(Some records)
+++

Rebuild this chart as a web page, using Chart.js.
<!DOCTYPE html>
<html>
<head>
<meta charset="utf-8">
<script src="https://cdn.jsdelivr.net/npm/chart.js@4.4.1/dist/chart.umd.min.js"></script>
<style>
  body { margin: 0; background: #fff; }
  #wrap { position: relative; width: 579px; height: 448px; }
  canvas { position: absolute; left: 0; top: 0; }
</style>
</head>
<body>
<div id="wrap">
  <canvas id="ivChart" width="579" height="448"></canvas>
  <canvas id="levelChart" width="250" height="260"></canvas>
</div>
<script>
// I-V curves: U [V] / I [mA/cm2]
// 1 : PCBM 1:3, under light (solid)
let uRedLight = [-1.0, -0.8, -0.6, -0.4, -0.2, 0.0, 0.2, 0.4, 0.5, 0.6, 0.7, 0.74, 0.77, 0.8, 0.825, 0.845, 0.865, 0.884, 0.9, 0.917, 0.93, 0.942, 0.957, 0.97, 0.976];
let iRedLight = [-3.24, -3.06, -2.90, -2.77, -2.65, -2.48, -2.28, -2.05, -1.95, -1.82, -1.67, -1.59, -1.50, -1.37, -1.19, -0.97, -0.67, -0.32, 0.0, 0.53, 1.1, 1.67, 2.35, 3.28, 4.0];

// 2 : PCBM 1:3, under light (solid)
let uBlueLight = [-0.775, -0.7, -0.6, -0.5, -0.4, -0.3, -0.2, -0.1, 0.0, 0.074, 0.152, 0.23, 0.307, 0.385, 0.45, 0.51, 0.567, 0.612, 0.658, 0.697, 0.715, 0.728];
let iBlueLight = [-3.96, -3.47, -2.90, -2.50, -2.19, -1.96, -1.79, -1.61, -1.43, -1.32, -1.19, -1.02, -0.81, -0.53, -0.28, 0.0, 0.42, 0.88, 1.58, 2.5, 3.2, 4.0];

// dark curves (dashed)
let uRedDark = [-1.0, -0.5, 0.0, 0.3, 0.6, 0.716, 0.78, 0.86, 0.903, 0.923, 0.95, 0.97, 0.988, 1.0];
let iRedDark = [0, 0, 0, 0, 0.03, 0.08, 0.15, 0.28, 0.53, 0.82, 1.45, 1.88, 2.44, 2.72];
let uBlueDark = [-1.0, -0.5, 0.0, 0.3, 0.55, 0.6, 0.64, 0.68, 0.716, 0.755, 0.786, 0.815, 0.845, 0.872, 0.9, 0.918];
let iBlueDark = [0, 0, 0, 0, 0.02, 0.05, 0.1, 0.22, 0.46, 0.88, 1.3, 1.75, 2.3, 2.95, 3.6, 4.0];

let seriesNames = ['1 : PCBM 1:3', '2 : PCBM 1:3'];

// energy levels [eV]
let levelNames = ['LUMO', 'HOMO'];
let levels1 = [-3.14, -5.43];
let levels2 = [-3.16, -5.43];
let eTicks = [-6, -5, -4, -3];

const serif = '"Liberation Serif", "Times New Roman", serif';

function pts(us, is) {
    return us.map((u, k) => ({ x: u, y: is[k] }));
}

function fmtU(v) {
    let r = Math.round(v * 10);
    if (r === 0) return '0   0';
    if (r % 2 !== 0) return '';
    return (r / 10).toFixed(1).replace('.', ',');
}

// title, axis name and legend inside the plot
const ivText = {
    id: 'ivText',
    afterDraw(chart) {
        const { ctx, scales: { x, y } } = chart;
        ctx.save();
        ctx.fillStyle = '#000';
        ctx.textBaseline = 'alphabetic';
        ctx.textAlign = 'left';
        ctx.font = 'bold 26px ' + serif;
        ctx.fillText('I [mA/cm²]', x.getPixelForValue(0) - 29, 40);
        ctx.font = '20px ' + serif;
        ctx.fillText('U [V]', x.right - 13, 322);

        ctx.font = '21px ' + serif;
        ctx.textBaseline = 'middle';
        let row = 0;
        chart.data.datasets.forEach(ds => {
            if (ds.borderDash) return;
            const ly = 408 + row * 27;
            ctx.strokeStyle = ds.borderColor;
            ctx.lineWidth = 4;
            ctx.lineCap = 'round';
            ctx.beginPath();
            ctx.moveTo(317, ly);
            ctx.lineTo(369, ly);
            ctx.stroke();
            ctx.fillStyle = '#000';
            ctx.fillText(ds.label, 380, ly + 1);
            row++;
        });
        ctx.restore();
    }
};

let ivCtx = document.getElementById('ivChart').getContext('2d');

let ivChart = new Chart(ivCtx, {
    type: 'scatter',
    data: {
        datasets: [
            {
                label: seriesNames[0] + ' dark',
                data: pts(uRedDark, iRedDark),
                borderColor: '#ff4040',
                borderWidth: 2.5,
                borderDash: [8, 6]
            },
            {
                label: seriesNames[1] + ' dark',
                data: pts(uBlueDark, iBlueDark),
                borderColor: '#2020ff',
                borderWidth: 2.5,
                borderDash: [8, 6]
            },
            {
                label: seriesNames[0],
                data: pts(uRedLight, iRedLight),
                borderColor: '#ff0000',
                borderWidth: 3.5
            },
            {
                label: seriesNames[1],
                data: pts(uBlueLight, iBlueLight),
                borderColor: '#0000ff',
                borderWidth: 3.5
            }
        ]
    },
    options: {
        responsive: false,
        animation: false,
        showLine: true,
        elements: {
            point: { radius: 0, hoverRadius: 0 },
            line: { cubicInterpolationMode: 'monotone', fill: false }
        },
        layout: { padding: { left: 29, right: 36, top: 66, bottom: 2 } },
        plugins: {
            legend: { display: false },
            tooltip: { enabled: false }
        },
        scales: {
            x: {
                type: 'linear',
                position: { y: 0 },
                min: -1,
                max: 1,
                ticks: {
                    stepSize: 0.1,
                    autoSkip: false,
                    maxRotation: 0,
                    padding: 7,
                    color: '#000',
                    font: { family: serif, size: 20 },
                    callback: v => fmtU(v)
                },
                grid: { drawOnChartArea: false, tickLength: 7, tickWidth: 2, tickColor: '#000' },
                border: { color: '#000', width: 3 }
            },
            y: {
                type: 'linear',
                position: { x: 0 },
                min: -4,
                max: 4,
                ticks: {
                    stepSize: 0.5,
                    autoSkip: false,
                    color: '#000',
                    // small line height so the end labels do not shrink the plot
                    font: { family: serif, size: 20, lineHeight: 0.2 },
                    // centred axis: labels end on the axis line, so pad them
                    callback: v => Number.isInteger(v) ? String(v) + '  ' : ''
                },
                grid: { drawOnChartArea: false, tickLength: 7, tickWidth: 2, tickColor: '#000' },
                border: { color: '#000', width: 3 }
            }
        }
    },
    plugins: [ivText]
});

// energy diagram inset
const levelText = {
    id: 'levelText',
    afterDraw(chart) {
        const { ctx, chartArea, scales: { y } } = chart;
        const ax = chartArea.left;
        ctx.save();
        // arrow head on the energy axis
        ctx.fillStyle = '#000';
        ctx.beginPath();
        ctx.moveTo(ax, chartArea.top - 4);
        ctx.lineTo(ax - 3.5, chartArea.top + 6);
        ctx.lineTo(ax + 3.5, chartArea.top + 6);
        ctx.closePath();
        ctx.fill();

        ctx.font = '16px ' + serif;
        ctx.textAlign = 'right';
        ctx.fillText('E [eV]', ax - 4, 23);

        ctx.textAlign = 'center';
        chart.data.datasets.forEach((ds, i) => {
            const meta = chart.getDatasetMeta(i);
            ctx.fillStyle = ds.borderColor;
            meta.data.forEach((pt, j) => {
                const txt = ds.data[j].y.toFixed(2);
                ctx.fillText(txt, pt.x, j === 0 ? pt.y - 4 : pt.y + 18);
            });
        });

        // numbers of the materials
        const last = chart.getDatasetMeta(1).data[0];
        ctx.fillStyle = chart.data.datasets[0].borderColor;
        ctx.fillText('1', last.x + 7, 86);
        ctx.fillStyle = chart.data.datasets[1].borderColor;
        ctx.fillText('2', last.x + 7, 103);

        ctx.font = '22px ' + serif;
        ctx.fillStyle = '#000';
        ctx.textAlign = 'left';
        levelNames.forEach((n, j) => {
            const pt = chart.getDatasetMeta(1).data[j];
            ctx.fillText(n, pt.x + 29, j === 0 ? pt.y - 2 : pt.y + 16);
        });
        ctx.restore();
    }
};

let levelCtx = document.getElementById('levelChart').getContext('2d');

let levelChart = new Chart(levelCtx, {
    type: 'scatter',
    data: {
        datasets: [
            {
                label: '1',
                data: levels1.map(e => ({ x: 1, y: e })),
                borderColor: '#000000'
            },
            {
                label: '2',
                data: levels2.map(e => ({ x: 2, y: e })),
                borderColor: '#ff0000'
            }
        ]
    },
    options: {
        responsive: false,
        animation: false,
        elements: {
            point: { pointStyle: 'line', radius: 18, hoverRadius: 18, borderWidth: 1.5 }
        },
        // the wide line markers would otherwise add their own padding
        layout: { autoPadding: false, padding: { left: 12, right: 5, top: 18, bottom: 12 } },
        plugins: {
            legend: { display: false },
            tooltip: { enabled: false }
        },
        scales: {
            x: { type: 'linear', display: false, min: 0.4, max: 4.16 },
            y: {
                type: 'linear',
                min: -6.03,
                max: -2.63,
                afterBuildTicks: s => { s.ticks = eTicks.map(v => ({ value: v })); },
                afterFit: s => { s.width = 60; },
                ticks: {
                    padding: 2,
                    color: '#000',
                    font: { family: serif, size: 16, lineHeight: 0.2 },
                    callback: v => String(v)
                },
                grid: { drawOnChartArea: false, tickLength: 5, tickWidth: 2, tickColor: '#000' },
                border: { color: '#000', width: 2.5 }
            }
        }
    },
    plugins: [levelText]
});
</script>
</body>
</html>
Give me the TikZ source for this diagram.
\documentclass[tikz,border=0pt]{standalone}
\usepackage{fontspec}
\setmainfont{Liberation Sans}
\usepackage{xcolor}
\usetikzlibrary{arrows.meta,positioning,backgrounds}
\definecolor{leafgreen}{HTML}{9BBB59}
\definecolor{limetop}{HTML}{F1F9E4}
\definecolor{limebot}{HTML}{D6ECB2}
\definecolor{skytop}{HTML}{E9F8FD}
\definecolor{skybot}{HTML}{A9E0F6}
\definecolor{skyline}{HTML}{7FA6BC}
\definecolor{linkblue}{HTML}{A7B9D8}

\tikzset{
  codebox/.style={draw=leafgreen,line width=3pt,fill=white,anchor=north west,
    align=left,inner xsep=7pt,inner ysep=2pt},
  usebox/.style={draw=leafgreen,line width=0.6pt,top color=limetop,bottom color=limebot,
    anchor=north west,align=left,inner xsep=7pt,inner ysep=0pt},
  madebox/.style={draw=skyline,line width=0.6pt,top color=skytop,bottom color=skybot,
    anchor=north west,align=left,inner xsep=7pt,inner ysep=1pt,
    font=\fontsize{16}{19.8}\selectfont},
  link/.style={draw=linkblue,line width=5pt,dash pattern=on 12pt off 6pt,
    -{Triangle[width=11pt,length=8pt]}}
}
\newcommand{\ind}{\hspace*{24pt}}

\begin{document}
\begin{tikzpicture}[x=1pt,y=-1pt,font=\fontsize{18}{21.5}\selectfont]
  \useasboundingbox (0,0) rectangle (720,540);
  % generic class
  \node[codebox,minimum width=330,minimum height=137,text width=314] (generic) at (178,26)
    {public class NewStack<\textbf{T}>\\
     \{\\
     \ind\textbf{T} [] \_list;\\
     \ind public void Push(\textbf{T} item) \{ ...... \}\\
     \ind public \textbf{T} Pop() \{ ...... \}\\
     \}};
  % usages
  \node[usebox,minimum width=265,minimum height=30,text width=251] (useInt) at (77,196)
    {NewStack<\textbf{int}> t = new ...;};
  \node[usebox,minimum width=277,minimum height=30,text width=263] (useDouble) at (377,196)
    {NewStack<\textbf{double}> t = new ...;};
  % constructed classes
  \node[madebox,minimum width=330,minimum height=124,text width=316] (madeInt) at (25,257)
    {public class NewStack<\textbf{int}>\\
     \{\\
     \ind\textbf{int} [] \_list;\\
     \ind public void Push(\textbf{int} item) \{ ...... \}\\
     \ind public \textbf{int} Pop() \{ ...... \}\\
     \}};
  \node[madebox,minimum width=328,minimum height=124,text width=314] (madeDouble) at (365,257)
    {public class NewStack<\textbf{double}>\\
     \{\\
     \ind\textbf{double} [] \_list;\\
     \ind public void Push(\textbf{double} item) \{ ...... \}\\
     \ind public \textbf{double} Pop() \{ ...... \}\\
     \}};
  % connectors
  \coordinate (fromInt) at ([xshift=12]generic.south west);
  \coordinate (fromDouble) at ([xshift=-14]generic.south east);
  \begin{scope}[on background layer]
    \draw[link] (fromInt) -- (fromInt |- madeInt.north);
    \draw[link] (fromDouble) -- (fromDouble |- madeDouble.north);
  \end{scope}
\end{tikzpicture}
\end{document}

+++

Write out again, exactly, the lines from the start of the entries up to and including the one with "2.35, 3.28, 4.0];". Nothing else belongs in the reply.

Rebuild this chart as a web page, using Chart.js.
<!DOCTYPE html>
<html>
<head>
<meta charset="utf-8">
<script src="https://cdn.jsdelivr.net/npm/chart.js@4.4.1/dist/chart.umd.min.js"></script>
<style>
  body { margin: 0; background: #fff; }
  #wrap { position: relative; width: 579px; height: 448px; }
  canvas { position: absolute; left: 0; top: 0; }
</style>
</head>
<body>
<div id="wrap">
  <canvas id="ivChart" width="579" height="448"></canvas>
  <canvas id="levelChart" width="250" height="260"></canvas>
</div>
<script>
// I-V curves: U [V] / I [mA/cm2]
// 1 : PCBM 1:3, under light (solid)
let uRedLight = [-1.0, -0.8, -0.6, -0.4, -0.2, 0.0, 0.2, 0.4, 0.5, 0.6, 0.7, 0.74, 0.77, 0.8, 0.825, 0.845, 0.865, 0.884, 0.9, 0.917, 0.93, 0.942, 0.957, 0.97, 0.976];
let iRedLight = [-3.24, -3.06, -2.90, -2.77, -2.65, -2.48, -2.28, -2.05, -1.95, -1.82, -1.67, -1.59, -1.50, -1.37, -1.19, -0.97, -0.67, -0.32, 0.0, 0.53, 1.1, 1.67, 2.35, 3.28, 4.0];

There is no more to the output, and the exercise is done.